Something that has always fascinated me is reading about people who lived in hotels, which was fairly common in the 1930s. I guess that people still do it, in big cities, but it takes quite a stretch of my imagination to picture myself doing it. But this billboard, which I found yesterday on the Duke site, is helping me to imagine it.

Mostly I'm fascinated by the price. Staying in modern comfort, in a hotel in Berkeley, California for sixty dollars a month (with two meals) or thirty dollars a month (without meals) just kinda boggles my mind. That would be two, or one dollar, a day, and while I've lived a long life, even cheap motels have never been that cheap in my lifetime. And it makes me wonder if it really was cheap?

This would have been in the '30s, during the Depression, so maybe it wasn't as cheap as our 21st-Century eyes see it. In those days people would say, "Buddy can you spare a dime?" and it meant something. You could buy more than a candy bar for a dime, you could go get a meal.
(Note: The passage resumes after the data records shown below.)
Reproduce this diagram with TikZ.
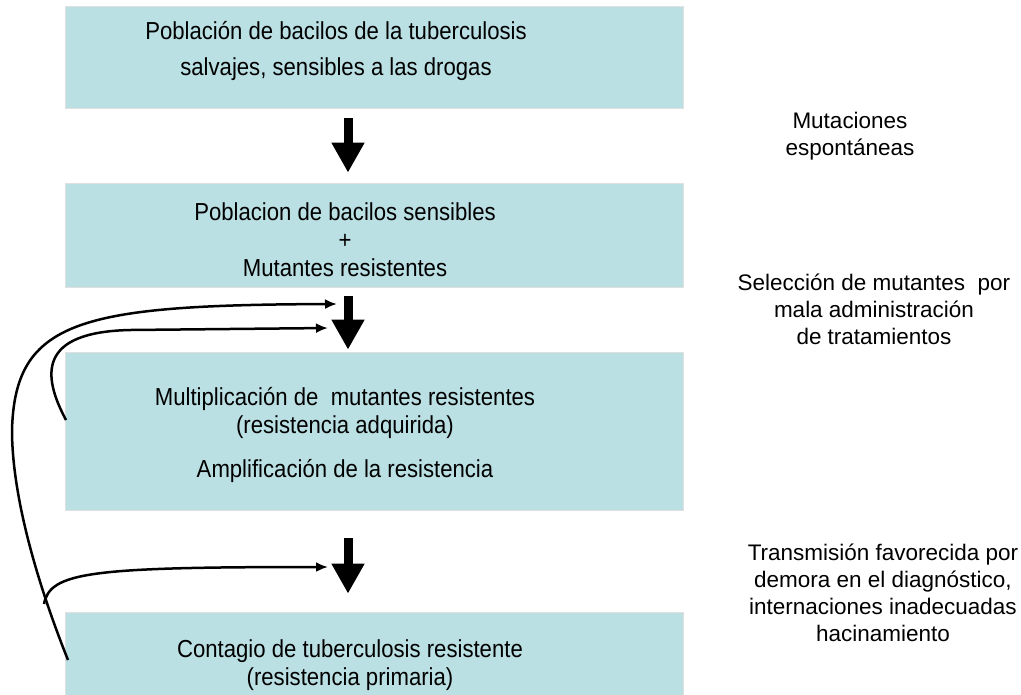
\documentclass[tikz,border=0pt]{standalone}
\usepackage{fontspec}
\setmainfont{Liberation Sans}
\newfontfamily\boxfont{Liberation Sans}[FakeStretch=0.9]
\usetikzlibrary{arrows.meta}

\definecolor{boxfill}{RGB}{186,224,228}

\tikzset{
  box/.style={rectangle, draw=black!12, fill=boxfill, minimum width=12.36cm},
  txt/.style={align=center, inner sep=0pt, font=\boxfont\fontsize{14}{16}\selectfont},
  note/.style={align=center, inner sep=0pt, font=\fontsize{12.8}{15.3}\selectfont},
  bigarrow/.style={line width=0.18cm, -{Triangle[width=0.62cm, length=0.6cm]}},
  thinarrow/.style={line width=0.05cm, -{Latex[length=0.24cm, width=0.2cm]}}
}

\begin{document}
\begin{tikzpicture}[x=0.02cm, y=-0.02cm]

\useasboundingbox (0,0) rectangle (1021,694);

\node[box, minimum height=2.04cm] (b1) at (374, 57) {};
\node[box, minimum height=2.08cm] (b2) at (374, 235) {};
\node[box, minimum height=3.16cm] (b3) at (374, 431) {};
\node[box, minimum height=1.76cm] (b4) at (374, 656) {};

\node[txt] (t1) at (336, 51) {Población de bacilos de la tuberculosis\\[5pt] salvajes, sensibles a las drogas};
\node[txt] (t2) at (345, 240) {Poblacion de bacilos sensibles\\ +\\ Mutantes resistentes};
\node[txt] (t3) at (345, 435) {Multiplicación de\ \ mutantes resistentes\\ (resistencia adquirida)\\[9pt] Amplificación de la resistencia};
\node[txt] (t4) at (350, 665) {Contagio de tuberculosis resistente\\ (resistencia primaria)};

\node[note] (m1) at (850, 136) {Mutaciones\\ espontáneas};
\node[note] (m2) at (874, 309) {Selección de mutantes\ \ por\\ mala administración\\ de tratamientos};
\node[note] (m3) at (883, 593) {Transmisión favorecida por\\ demora en el diagnóstico,\\ internaciones inadecuadas\\ hacinamiento};

\draw[bigarrow, shorten <=0.2cm, shorten >=0.2cm] ([xshift=-0.52cm]b1.south) -- ([xshift=-0.52cm]b2.north);
\draw[bigarrow, shorten <=0.18cm, shorten >=0.04cm] ([xshift=-0.52cm]b2.south) -- ([xshift=-0.52cm]b3.north);
\draw[bigarrow, shorten <=0.56cm, shorten >=0.36cm] ([xshift=-0.52cm]b3.south) -- ([xshift=-0.52cm]b4.north);

% feedback curves
\coordinate (o0) at (68, 660);
\coordinate (o1) at (12, 430);
\coordinate (fork) at (44, 604);
\coordinate (i0) at (66, 420);
\coordinate (i1) at (130, 330);
\coordinate (e1) at (337, 304);
\coordinate (e2) at (328, 328);
\coordinate (e3) at (328, 567);

\draw[thinarrow] (o0) .. controls (40, 590) and (12, 500) .. (o1)
  .. controls (15, 320) and (80, 305) .. (e1);
\draw[thinarrow] (i0) .. controls (42, 375) and (38, 332) .. (i1) -- (e2);
\draw[thinarrow] (fork) .. controls (50, 572) and (90, 567) .. (e3);

\end{tikzpicture}
\end{document}
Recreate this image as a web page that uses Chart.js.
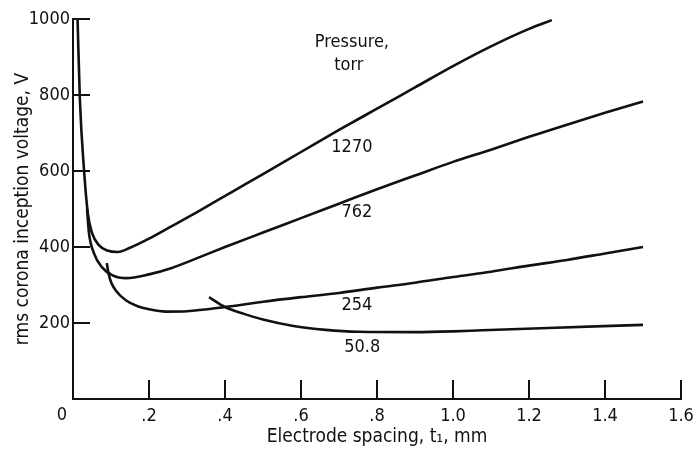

I could do the "inflation calculator", but I really don't like that, because to me just the cold numbers don't tell it all.

As far as I know, San Francisco has been crowded, and pricey, for a very long time. This may have been far enough away from the city to be cheaper, but I can't imagine that it would have been a cheap hotel. Obviously there were bellboys (which they show in a drawing) who would carry your luggage, and my best guess is that there was a decent restaurant where you could go and get your two meals a day. I suppose that you were on your own for the third one (do you think that maybe they didn't give you dinner?).

The address just says Durant near Telegraph, so I'm not sure of the exact location of the Hotel Durant. If you know, please tell me and I'll update this post. Sounds to me as if the area wasn't that crowded in the 1930s, or maybe this hotel was easy to see.

Good morning! We're in Berkeley in the 1930s, where would you like to go today?


Update: This hotel is still there, and is now called the Graduate Berkeley. Prices have gone up a bit.